Task instructions » Up to and including the line that contains "const hi14 = [0.779, 1.001, 1.005];", repeat each line of the data exactly, starting from the first.
begin Data excerpt
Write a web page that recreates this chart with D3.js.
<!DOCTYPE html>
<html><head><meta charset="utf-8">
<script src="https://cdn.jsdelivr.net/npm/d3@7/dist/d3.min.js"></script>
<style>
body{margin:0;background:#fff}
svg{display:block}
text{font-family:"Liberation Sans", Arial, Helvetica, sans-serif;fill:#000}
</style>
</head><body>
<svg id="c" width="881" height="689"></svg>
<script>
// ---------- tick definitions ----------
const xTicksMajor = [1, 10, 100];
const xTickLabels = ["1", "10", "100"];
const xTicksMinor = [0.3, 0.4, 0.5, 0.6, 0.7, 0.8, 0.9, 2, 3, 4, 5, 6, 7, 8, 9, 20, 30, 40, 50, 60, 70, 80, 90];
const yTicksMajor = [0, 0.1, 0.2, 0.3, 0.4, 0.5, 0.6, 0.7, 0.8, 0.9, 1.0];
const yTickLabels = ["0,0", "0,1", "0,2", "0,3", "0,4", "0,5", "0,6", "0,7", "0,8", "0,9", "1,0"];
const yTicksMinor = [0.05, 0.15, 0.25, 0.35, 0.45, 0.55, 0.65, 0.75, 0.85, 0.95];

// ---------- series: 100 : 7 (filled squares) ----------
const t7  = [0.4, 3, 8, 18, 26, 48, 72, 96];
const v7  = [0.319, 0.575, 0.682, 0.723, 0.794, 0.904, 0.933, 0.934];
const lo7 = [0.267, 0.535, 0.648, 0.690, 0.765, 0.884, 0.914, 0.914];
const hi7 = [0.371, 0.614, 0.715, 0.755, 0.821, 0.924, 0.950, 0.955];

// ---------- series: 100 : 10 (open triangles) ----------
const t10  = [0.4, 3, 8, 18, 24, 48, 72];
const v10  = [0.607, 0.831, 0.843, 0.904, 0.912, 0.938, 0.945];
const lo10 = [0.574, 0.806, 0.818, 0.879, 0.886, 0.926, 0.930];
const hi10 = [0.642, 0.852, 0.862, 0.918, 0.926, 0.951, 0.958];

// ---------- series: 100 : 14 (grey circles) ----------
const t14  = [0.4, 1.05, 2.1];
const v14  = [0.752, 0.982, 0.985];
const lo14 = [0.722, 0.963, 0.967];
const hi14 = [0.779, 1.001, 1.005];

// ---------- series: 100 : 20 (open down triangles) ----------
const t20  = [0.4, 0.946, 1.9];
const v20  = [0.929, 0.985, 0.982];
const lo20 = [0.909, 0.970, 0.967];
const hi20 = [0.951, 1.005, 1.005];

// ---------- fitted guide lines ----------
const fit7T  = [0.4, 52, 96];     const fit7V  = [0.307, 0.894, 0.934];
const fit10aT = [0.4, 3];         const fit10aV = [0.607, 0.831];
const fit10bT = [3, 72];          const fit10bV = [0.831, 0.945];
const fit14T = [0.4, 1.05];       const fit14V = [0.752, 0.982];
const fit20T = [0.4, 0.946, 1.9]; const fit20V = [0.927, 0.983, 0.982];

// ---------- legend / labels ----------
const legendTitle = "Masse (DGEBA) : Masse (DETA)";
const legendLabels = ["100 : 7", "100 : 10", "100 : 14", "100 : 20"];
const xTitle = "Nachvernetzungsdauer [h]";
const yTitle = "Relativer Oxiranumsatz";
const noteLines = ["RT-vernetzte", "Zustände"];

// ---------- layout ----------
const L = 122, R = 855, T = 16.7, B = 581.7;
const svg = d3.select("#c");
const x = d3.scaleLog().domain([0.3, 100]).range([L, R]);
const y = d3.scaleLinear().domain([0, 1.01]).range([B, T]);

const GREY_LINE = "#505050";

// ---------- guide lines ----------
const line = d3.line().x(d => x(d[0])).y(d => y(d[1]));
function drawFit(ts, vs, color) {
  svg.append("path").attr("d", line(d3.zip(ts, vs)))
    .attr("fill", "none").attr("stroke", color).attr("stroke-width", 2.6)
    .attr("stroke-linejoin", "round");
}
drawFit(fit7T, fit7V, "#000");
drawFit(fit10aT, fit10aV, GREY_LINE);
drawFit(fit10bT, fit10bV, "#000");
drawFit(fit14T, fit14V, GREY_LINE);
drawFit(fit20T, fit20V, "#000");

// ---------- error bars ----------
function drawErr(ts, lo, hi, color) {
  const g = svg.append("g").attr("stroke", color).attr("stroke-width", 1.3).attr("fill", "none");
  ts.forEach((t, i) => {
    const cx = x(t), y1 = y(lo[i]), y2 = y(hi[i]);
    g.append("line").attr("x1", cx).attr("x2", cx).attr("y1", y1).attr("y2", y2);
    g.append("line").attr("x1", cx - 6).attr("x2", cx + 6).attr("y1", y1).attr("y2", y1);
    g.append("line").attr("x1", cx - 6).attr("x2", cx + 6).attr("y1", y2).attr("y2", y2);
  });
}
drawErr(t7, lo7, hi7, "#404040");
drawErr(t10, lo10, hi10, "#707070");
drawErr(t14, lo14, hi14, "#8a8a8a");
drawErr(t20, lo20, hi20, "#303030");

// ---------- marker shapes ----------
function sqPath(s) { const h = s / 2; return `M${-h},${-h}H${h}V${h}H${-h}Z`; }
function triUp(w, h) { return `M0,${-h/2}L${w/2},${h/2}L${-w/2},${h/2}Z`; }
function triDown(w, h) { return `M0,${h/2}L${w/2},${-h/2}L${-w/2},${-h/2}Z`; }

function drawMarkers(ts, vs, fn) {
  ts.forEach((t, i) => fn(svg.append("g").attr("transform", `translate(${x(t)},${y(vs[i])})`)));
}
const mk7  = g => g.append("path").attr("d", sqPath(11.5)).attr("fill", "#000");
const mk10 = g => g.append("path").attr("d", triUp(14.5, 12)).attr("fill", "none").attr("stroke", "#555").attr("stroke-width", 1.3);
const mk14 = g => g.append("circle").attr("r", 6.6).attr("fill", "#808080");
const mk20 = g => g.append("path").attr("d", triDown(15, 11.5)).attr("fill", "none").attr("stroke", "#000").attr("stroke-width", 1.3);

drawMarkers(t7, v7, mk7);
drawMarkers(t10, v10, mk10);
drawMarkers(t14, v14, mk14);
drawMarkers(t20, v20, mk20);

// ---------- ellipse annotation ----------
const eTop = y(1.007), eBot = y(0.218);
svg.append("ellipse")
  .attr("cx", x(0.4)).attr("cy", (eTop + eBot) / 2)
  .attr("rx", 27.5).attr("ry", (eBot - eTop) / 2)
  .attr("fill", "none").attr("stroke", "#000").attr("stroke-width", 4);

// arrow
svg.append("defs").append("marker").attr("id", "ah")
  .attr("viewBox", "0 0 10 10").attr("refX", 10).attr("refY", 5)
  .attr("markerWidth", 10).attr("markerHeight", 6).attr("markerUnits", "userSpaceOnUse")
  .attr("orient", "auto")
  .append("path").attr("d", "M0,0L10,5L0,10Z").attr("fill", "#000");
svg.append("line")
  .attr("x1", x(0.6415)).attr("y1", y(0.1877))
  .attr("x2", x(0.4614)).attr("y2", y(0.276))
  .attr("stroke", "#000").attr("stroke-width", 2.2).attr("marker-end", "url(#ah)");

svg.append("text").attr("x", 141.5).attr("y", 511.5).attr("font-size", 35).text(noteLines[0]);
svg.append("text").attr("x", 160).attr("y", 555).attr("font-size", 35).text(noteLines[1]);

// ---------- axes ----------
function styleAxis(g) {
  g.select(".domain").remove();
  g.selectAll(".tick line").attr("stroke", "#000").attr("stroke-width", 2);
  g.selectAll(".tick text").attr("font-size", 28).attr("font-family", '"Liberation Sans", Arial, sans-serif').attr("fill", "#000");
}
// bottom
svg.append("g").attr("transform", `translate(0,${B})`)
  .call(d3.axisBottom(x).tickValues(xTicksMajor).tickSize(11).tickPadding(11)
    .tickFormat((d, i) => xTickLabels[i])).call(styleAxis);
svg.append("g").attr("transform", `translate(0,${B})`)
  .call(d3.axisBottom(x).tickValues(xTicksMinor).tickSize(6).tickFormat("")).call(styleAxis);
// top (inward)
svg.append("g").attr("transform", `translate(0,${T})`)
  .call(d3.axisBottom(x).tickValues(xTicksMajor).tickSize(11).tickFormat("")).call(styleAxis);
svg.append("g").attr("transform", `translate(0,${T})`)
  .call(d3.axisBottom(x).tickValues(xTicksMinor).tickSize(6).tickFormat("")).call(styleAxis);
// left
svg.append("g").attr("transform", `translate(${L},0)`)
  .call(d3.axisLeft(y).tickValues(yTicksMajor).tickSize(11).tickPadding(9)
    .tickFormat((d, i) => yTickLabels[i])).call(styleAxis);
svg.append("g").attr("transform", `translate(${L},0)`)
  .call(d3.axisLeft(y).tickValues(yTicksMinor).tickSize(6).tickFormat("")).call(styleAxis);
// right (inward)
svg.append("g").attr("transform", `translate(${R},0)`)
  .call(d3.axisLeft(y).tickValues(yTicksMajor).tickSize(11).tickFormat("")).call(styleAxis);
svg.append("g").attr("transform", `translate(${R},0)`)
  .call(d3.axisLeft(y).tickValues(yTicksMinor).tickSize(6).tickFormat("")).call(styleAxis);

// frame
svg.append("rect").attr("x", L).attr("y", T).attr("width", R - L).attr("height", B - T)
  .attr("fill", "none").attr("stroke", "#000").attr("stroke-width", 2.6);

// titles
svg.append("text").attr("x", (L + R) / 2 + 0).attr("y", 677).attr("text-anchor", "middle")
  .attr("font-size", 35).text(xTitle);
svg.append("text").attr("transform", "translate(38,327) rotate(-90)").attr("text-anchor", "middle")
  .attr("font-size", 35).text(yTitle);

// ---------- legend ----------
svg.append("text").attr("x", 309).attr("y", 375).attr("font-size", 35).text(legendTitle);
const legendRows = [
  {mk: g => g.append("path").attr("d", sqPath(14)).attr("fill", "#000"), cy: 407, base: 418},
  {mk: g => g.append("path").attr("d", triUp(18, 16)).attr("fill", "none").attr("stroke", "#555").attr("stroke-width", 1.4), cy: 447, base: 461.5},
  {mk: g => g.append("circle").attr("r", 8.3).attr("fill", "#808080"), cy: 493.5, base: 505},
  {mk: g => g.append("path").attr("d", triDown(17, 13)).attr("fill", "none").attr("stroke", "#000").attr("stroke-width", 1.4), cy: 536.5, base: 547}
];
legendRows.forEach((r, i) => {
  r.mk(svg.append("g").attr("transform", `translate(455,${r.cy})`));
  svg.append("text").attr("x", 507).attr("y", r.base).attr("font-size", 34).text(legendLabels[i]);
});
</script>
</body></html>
end Data excerpt
Expected output »
Write a web page that recreates this chart with D3.js.
<!DOCTYPE html>
<html><head><meta charset="utf-8">
<script src="https://cdn.jsdelivr.net/npm/d3@7/dist/d3.min.js"></script>
<style>
body{margin:0;background:#fff}
svg{display:block}
text{font-family:"Liberation Sans", Arial, Helvetica, sans-serif;fill:#000}
</style>
</head><body>
<svg id="c" width="881" height="689"></svg>
<script>
// ---------- tick definitions ----------
const xTicksMajor = [1, 10, 100];
const xTickLabels = ["1", "10", "100"];
const xTicksMinor = [0.3, 0.4, 0.5, 0.6, 0.7, 0.8, 0.9, 2, 3, 4, 5, 6, 7, 8, 9, 20, 30, 40, 50, 60, 70, 80, 90];
const yTicksMajor = [0, 0.1, 0.2, 0.3, 0.4, 0.5, 0.6, 0.7, 0.8, 0.9, 1.0];
const yTickLabels = ["0,0", "0,1", "0,2", "0,3", "0,4", "0,5", "0,6", "0,7", "0,8", "0,9", "1,0"];
const yTicksMinor = [0.05, 0.15, 0.25, 0.35, 0.45, 0.55, 0.65, 0.75, 0.85, 0.95];

// ---------- series: 100 : 7 (filled squares) ----------
const t7  = [0.4, 3, 8, 18, 26, 48, 72, 96];
const v7  = [0.319, 0.575, 0.682, 0.723, 0.794, 0.904, 0.933, 0.934];
const lo7 = [0.267, 0.535, 0.648, 0.690, 0.765, 0.884, 0.914, 0.914];
const hi7 = [0.371, 0.614, 0.715, 0.755, 0.821, 0.924, 0.950, 0.955];

// ---------- series: 100 : 10 (open triangles) ----------
const t10  = [0.4, 3, 8, 18, 24, 48, 72];
const v10  = [0.607, 0.831, 0.843, 0.904, 0.912, 0.938, 0.945];
const lo10 = [0.574, 0.806, 0.818, 0.879, 0.886, 0.926, 0.930];
const hi10 = [0.642, 0.852, 0.862, 0.918, 0.926, 0.951, 0.958];

// ---------- series: 100 : 14 (grey circles) ----------
const t14  = [0.4, 1.05, 2.1];
const v14  = [0.752, 0.982, 0.985];
const lo14 = [0.722, 0.963, 0.967];
const hi14 = [0.779, 1.001, 1.005];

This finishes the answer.